BENSUSAN (Ibn Sūsān or Shoshan , also Cohen ibn Sūsān and Levy Bensusan ), Moroccan family that can be traced to the 12th century. judah ibn SŪSĀN (d. 1165) was *Maimonides' teacher in *Fez; he was martyred there by the *Almohads. During the 13th and 14th centuries, members of the Ibn Sūsān family held important posts as rabbis, astronomers, physicians, financiers, and diplomats in Christian Spain. Their descendants returned to Morocco after 1391. Some time before 1539, the Moroccan mathematician issachar b. mordecai ibn SŪSĀN settled in Jerusalem and later in Safed, where he wrote Tikkun Yissakhar (Salonika, 1564), which was reedited under the title ʿIbbur Shanim ("Intercalation of the Years," Venice, 1578). The book includes two treatises on the rituals to be followed according to yearly variations of the Jewish calendar, and the apportioning of the haftarot according to the rites of different communities. nathan levi bensusan was a leader of the toshavin ("native") community in Morocco in the early 16th century. Several of his descendants were scholars who were often named in the statutes of the Fez community.

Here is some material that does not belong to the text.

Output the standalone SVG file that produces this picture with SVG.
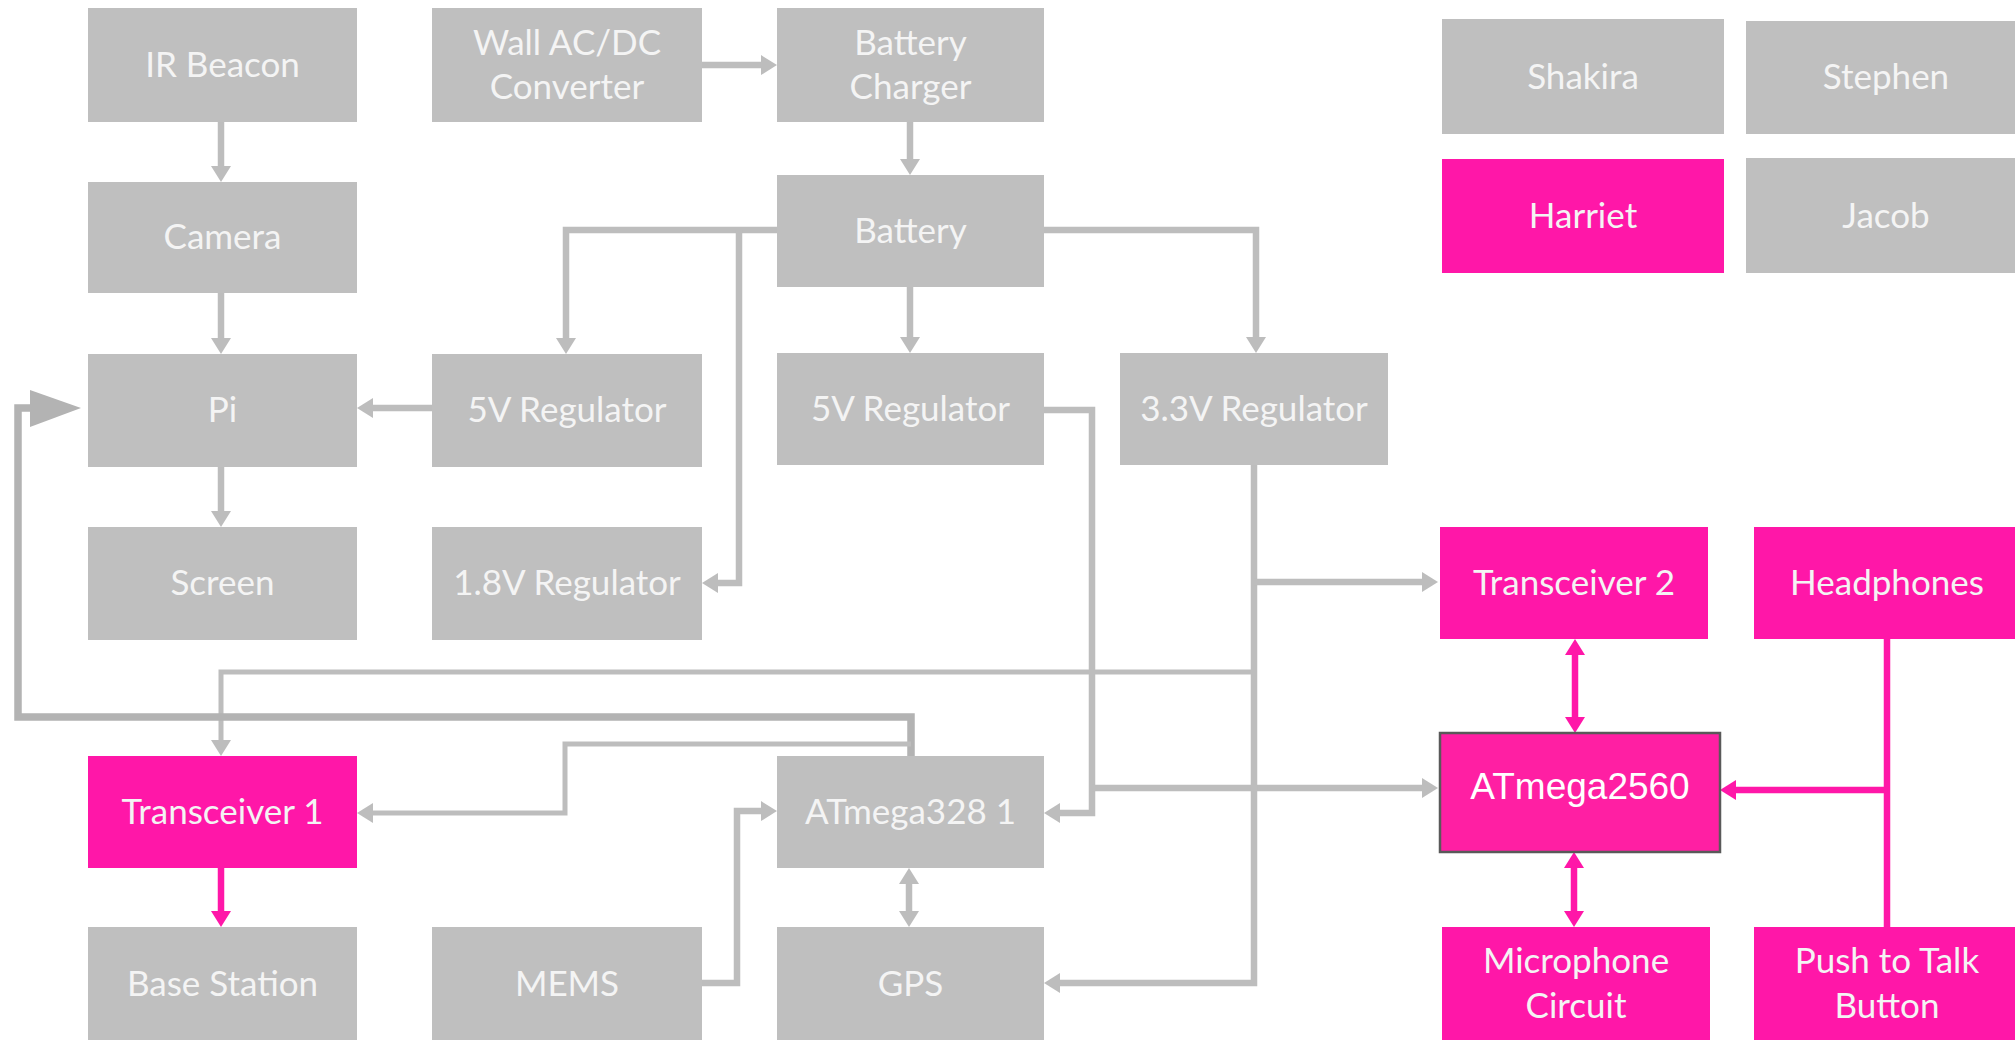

The family constituted a powerful merchant clan in Rabat-Salé, and often acted against the interests of other members of the community. During the 17th and 18th centuries their activities extended to London, where they were active in the Sephardi community. In the 19th century they reinforced their position in trade in Morocco, especially in Mogador and Marrakesh, where joshua lÉvy-bensusan (19th cent.) represented France in about 1881. samuel lÉvy bensusan (1872–1958), who lived in Essex, England, wrote a number of books about the English countryside, such as Annals of Maychester (1936), and also published studies of great artists. He traveled widely and wrote about Morocco, Spain, Paris, Germany, and the haunts of Shakespeare. Bensusan edited a weekly newspaper, The Jewish World (1897–98), and The Theosophical Review (1925–28).

bibliography:

A. Hyamson, Sephardim of England (1951), 247, 336, 397; J.M. Toledano, Ner ha-Ma'arav (1911), 25ff., 41, 63, 109, 191; rej, 6 (1941), 12–25; Miège, Maroc, 2 (1961), 550; 3 (1962), 208; 4 (1963), 304.